Spiritnesia.com, Soe – Gerakan Mahasiswa Nasional Indonesia (GMNI) Cabang Carateker Timor Tengah Selatan (TTS) melontarkan kritik keras terhadap Pemerintah Daerah (Pemda) TTS yang dinilai gagal mengelola keuangan daerah secara bertanggung jawab.
GMNI menilai bahwa kondisi fiskal daerah yang memburuk mencerminkan kegagalan Pemda dalam mengelola amanat penderitaan rakyat. Lonjakan belanja pegawai yang mencapai 50% dari total APBD menunjukkan pengkhianatan terhadap kepentingan rakyat.
Kecaman tersebut disampaikan menyusul laporan investigatif KLtvnews.com (19/10/2025) yang mengungkap bahwa membengkaknya belanja pegawai hingga membebani keuangan daerah.

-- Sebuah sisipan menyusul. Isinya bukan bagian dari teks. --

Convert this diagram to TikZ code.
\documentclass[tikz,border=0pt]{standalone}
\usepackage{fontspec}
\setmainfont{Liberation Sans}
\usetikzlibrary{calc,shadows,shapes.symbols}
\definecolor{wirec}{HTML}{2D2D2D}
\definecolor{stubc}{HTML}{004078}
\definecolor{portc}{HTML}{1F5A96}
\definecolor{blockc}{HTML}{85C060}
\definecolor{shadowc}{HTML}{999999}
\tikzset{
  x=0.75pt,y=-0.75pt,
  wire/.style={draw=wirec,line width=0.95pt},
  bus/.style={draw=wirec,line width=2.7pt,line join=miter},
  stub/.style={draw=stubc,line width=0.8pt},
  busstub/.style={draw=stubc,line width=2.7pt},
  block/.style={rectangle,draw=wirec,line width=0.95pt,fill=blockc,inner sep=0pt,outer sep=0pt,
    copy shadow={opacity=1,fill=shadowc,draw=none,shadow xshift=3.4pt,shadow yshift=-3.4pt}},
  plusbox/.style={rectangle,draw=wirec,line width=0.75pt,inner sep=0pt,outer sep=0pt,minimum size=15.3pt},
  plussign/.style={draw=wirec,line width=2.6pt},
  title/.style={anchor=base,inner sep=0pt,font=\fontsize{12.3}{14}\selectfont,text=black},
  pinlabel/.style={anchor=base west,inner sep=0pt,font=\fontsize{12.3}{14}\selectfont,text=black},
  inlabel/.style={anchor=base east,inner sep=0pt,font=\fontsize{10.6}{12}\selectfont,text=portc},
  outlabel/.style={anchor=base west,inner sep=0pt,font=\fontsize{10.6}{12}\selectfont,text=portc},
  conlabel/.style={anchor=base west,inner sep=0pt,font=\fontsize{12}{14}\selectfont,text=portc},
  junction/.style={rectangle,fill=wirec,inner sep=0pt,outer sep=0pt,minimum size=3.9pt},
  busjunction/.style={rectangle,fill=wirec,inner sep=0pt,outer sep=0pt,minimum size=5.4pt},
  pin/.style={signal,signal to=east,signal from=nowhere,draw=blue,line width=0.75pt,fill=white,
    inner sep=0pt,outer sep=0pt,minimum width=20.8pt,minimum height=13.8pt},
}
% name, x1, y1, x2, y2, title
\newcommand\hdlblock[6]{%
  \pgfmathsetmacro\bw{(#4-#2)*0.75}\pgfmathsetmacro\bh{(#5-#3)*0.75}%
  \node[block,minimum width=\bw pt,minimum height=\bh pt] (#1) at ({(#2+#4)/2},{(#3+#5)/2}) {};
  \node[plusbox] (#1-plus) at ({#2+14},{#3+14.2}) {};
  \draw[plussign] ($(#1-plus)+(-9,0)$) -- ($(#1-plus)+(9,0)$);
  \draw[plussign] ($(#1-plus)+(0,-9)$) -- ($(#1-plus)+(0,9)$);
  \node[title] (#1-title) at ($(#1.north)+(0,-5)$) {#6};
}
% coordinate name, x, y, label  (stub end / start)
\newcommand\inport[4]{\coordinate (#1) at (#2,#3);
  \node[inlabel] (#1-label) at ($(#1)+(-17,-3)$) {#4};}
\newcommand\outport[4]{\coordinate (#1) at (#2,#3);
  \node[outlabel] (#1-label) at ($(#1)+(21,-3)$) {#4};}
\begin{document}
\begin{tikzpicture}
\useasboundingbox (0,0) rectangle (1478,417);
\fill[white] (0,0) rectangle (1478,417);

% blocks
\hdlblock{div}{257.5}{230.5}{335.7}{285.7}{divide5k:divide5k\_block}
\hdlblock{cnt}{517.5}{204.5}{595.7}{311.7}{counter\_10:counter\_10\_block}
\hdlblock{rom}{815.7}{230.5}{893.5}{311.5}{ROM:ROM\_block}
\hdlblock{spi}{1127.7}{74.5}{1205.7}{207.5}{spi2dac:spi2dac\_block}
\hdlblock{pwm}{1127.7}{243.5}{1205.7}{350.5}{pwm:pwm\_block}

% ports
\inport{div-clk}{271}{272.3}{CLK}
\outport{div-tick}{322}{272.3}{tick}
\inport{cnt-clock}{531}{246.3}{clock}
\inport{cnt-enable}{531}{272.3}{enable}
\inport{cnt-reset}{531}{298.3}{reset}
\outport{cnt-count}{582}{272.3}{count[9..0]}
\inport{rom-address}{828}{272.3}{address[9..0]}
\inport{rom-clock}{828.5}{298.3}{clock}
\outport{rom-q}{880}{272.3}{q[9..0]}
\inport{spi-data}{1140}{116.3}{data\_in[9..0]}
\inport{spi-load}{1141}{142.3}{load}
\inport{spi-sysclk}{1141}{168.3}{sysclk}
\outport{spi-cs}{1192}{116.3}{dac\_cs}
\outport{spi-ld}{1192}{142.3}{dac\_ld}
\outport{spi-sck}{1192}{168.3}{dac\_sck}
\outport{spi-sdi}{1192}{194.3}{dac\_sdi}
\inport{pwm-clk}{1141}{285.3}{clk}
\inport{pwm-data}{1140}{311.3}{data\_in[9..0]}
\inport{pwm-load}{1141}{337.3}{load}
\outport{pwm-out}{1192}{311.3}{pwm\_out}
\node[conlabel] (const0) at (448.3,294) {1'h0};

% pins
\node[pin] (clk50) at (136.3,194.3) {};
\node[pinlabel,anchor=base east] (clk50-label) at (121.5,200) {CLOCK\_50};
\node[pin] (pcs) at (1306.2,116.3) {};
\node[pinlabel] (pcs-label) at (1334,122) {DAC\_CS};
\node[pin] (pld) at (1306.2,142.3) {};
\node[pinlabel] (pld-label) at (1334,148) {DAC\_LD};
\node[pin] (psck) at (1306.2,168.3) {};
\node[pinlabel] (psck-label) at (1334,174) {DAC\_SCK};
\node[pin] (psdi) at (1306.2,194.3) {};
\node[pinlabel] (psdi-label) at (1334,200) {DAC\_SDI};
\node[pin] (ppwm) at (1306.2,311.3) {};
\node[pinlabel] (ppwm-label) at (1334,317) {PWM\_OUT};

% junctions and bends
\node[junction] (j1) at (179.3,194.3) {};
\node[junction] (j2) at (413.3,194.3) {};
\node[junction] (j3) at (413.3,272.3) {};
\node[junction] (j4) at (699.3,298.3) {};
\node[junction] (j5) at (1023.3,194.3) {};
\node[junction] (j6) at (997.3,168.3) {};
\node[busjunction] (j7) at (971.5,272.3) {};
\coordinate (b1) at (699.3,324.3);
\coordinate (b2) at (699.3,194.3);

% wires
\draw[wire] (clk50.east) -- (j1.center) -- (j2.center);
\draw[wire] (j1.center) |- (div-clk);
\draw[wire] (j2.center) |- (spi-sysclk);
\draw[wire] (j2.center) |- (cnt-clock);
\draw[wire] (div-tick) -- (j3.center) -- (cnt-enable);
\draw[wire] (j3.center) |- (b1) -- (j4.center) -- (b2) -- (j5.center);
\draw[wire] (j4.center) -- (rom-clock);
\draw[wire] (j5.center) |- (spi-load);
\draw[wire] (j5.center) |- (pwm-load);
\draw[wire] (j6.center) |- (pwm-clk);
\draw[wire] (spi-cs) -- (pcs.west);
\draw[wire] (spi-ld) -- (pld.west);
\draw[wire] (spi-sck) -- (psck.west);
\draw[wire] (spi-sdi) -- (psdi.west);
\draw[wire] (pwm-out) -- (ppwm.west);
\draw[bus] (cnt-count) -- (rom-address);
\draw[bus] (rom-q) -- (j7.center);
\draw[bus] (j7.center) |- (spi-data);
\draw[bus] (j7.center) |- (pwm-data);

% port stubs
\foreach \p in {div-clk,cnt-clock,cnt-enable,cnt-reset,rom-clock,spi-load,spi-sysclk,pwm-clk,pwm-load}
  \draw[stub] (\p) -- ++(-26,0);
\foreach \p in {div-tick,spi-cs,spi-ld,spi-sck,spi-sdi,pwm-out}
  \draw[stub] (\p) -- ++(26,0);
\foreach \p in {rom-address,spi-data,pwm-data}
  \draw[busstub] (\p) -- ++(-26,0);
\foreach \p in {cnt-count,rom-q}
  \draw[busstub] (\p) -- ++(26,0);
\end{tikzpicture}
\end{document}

Menanggapi hal tersebut, Ketua Carateker GMNI TTS, Bensanu Asbanu, kepada awak media ini, Senin (20/10/2025) menilai bahwa kondisi fiskal daerah yang memburuk mencerminkan kegagalan Pemda dalam mengelola amanat penderitaan rakyat (Ampera).
“APBD seharusnya menjadi alat perjuangan untuk mensejahterakan kaum marhaen, kini telah dibajak dan tersandera oleh kepentingan birokrasi semata . Pemda TTS sedang menggali kuburnya sendiri,” tegas Bensanu.
Menurut GMNI, realitas fiskal TTS yang berat adalah bukti nyata hilangnya ruh kerakyatan dalam politik anggaran. GMNI menilai, lonjakan belanja pegawai yang menembus 50 persen dari total APBD menunjukkan pengkhianatan terhadap kepentingan rakyat.
Selain itu, GMNI menyebut penerimaan 11.494 ASN dan PPPK tanpa perencanaan matang sebagai “bom waktu fiskal” yang akan menjerumuskan daerah ke krisis. Dengan PAD hanya Rp 60 miliar dari target Rp 100 miliar, Pemda dinilai ugal-ugalan dalam kebijakan rekrutmen.
“Rekrutmen masif ini tidak berdasarkan analisis beban kerja, tetapi sarat dengan kepentingan politik dan populisme murahan,” ujar Bensanu.
GMNI juga menuding Pemda gagal menggali potensi pendapatan asli daerah (PAD), padahal TTS memiliki kekayaan alam dan pariwisata yang besar. Ketergantungan pada dana transfer pusat disebut sebagai bentuk “kemalasan intelektual” pemerintah daerah.
Lebih lanjut, GMNI menilai Pemda dan DPRD sama-sama lalai menjalankan fungsi pengawasan terhadap kebijakan fiskal. Surat Kementerian Keuangan S-62/PK/2025, yang menegaskan beban gaji 5.869 PPPK harus ditanggung APBD 2026, seharusnya menjadi peringatan keras, namun justru diabaikan.
Dalam pernyataan tersebut, GMNI TTS juga meluncurkan Tuntutan dan Masukan Strategis (Tri Sakti untuk APBD TTS), antara lain:
1. Moratorium Total Rekrutmen ASN/PPPK, termasuk pembatalan rencana rekrutmen 1.477 PPPK paruh waktu.
2. Audit Investigatif dan Rasionalisasi Belanja Birokrasi oleh DPRD dan BPK, serta pemangkasan anggaran seremonial dan tunjangan non-esensial.
3. Revolusi PAD melalui digitalisasi pajak, optimalisasi BUMD, dan pengembangan pariwisata berbasis masyarakat.
4. Transparansi APBD, dengan membuka data anggaran secara online dan real-time.
5. Pengalihan TPP ASN untuk membayar gaji PPPK yang benar-benar dibutuhkan.
“Jika tidak ada langkah korektif yang berani, Pemda TTS akan tercatat sebagai rezim yang gagal menyejahterakan rakyatnya,” pungkas Bensanu.
GMNI TTS berkomitmen akan terus mengawal kebijakan fiskal daerah dan memastikan APBD kembali berpihak kepada rakyat, bukan birokrasi.